My friend has a commecial BBQ restaurant and gave me some of his rub. He would not however give me his recipe so I put my wife on a mission to find something very similar on the interrnet and then we would tweak it to match his. Here is the best effort. It only has 14 ingredients and makes a bunch. Thought you might like to take a look.
Jan's Dry Rub
1 cup + 4 tbsp sugar
1/4 cup seasoned salt
1/4 cup garlic salt
1/4 cup + 1 1/2 tsp celery salt
1/4 cup onion salt
2 tsp celery seed
1/2 cup paprika
3 tbsp chili powder
2 tbsp black pepper
1 tbsp lemon pepper
2 tsp dry ground sage
1 tsp dry mustard
1/2 tsp dry ground thyme
1/2 tsp cayenne
Hope you enjoy.
KyNola
Anything with celery salt has my attention.
KyNola;
The recipe looks good, but the ingredient seasoned salt is throwing me for a loop. :) That covers a lot of ground. Can you let us know what type of seasoned salt you used in this recipe.
Habs,
Good question.

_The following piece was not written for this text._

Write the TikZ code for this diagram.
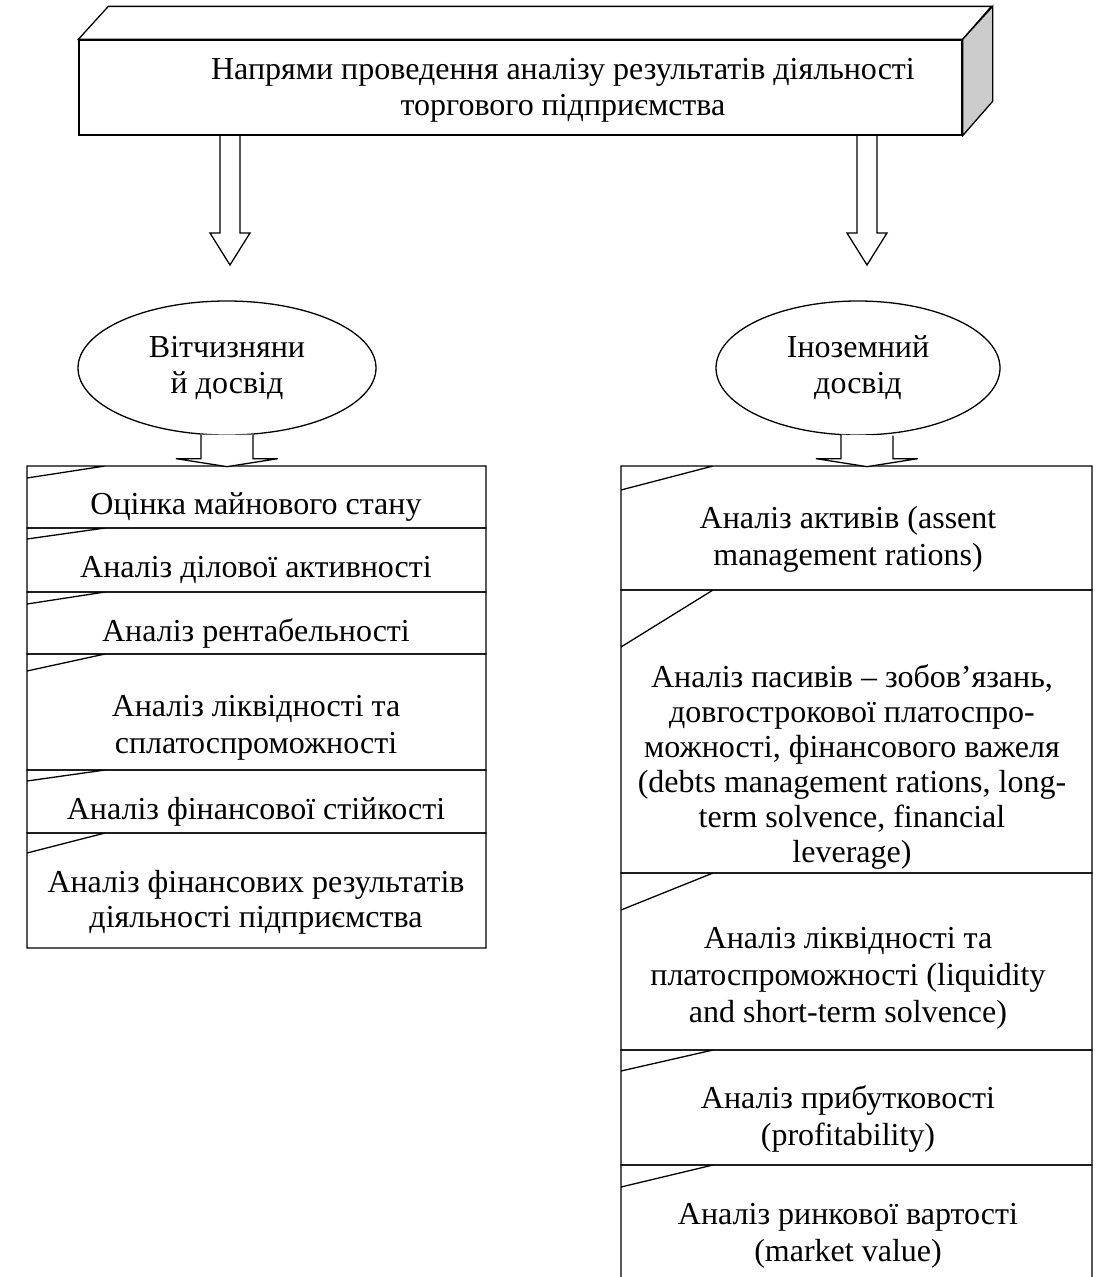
\documentclass[tikz,border=0pt]{standalone}
\usepackage{fontspec}
\setmainfont{Liberation Serif}
\usetikzlibrary{shapes.geometric}
\definecolor{sideface}{HTML}{CCCCCC}
\tikzset{outl/.style={draw=black,line width=1.3pt},
 txt/.style={align=center,font=\fontsize{32}{37}\selectfont,inner sep=0pt},
 oval/.style={ellipse,outl,fill=white,minimum width=298pt,minimum height=134pt,inner sep=0pt,
 align=center,font=\fontsize{32}{36}\selectfont},
 hollow/.style={outl,fill=white,line join=miter}}

\begin{document}
\begin{tikzpicture}[x=1pt,y=-1pt]
\useasboundingbox (0,0) rectangle (1098,1277);
% hollow arrows under the header
\draw[hollow] (220,125) -- (220,233) -- (210,233) -- (230,265) -- (250,233) -- (240,233) -- (240,125) -- cycle;
\draw[hollow] (857,125) -- (857,233) -- (847,233) -- (867,265) -- (887,233) -- (877,233) -- (877,125) -- cycle;
% header block
\node[outl,fill=white,minimum width=883pt,minimum height=95pt,inner sep=0pt] (head) at (520.5,87.5) {};
\draw[outl,fill=white] (head.north west) -- ++(30,-33) -- ++(883,0) -- (head.north east) -- cycle;
\draw[outl,fill=sideface] (head.north east) -- ++(30,-33) -- ++(0,95) -- (head.south east) -- cycle;
\node[txt,font=\fontsize{32}{36}\selectfont] (headtext) at (563,90) {Напрями проведення аналізу результатів діяльності\\торгового підприємства};
% stacks
\foreach \ytop/\ybot/\ycut in {466/528/478,528/592/539,592/654/604,654/770/671,770/833/781,833/948/853}
 \draw[outl] (27,\ytop) rectangle (486,\ybot) (27,\ycut) -- (105,\ytop);
\foreach \ytop/\ybot/\ycut in {466/590/490,590/873/647,873/1050/910,1050/1165/1071,1165/1295/1187}
 \draw[outl] (621,\ytop) rectangle (1092,\ybot) (621,\ycut) -- (713,\ytop);
% ovals and small arrows
\node[oval] (home) at (227,368) {Вітчизняни\\й досвід};
\node[oval,minimum width=284pt] (abroad) at (858,368) {Іноземний\\досвід};
\draw[hollow] (home.south) ++(-26,-1) -- ++(0,24) -- ++(-25,0) -- ++(51,8) -- ++(51,-8) -- ++(-25,0) -- ++(0,-24);
\draw[hollow] (abroad.south) ++(-17,-1) -- ++(0,24) -- ++(-25,0) -- ++(51,8) -- ++(51,-8) -- ++(-25,0) -- ++(0,-23);
% texts, left
\node[txt] (own1) at (256,507) {Оцінка майнового стану};
\node[txt] (own2) at (256,570) {Аналіз ділової активності};
\node[txt] (own3) at (256,633) {Аналіз рентабельності};
\node[txt] (own4) at (256,728) {Аналіз ліквідності та\\сплатоспроможності};
\node[txt] (own5) at (256,812) {Аналіз фінансової стійкості};
\node[txt,font=\fontsize{32}{35}\selectfont] (own6) at (256,902) {Аналіз фінансових результатів\\діяльності підприємства};
% texts, right
\node[txt] (for1) at (848,539) {Аналіз активів (assent\\management rations)};
\node[txt,font=\fontsize{32}{35}\selectfont] (for2) at (852,767) {Аналіз пасивів – зобов’язань,\\довгострокової платоспро-\\можності, фінансового важеля\\(debts management rations, long-\\term solvence, financial\\leverage)};
\node[txt] (for3) at (848,978) {Аналіз ліквідності та\\платоспроможності (liquidity\\and short-term solvence)};
\node[txt] (for4) at (848,1119) {Аналіз прибутковості\\(profitability)};
\node[txt] (for5) at (848,1236) {Аналіз ринкової вартості\\(market value)};
\end{tikzpicture}
\end{document}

It is the regular "buy it off the grocery store shelf" Lawry's Seasoned salt.
KyNola
I thought it might be Lawry's. This brings to mind my mother's fried chicken. She wouldn't make it if she didn't have Lawry's Seasoned Salt. Now I know I have to try this rub.
Thanks!
Habs,
Interestingly enough, my friend prefers to use his rub that this matches when he is smoking chickens. The day we mixed our version trying to match his, I knew we were close but it wasn't a 100% match. The next day I tasted our mix and it was an absolute dead match. Habs, you are so much more knowledgable than me but I honestly didn't know that a spice rub recipe needed a day for the flavors to marry but with this mix, it absolutely made a difference.
Thanks for taking a look at the recipe. I value your opinion. One thing my friend said was for his rub is put it on just before it goes in the smoker. When I used his rub that's what I did as well. It worked well and doesn't require a thick coating. Any thoughts?
KyNola
The recipe looks like a nice blend. I haven't tried it yet so I can't offer any other opinion. I may make up a batch for next weekend, this weekend is going to be a busy one for me. Thanks for the tip about making rubs a day in advance. Cook's Illustrated also recommends for a rub that contains salt you should either apply it just before cooking or at least 6 hours before you begin to cook.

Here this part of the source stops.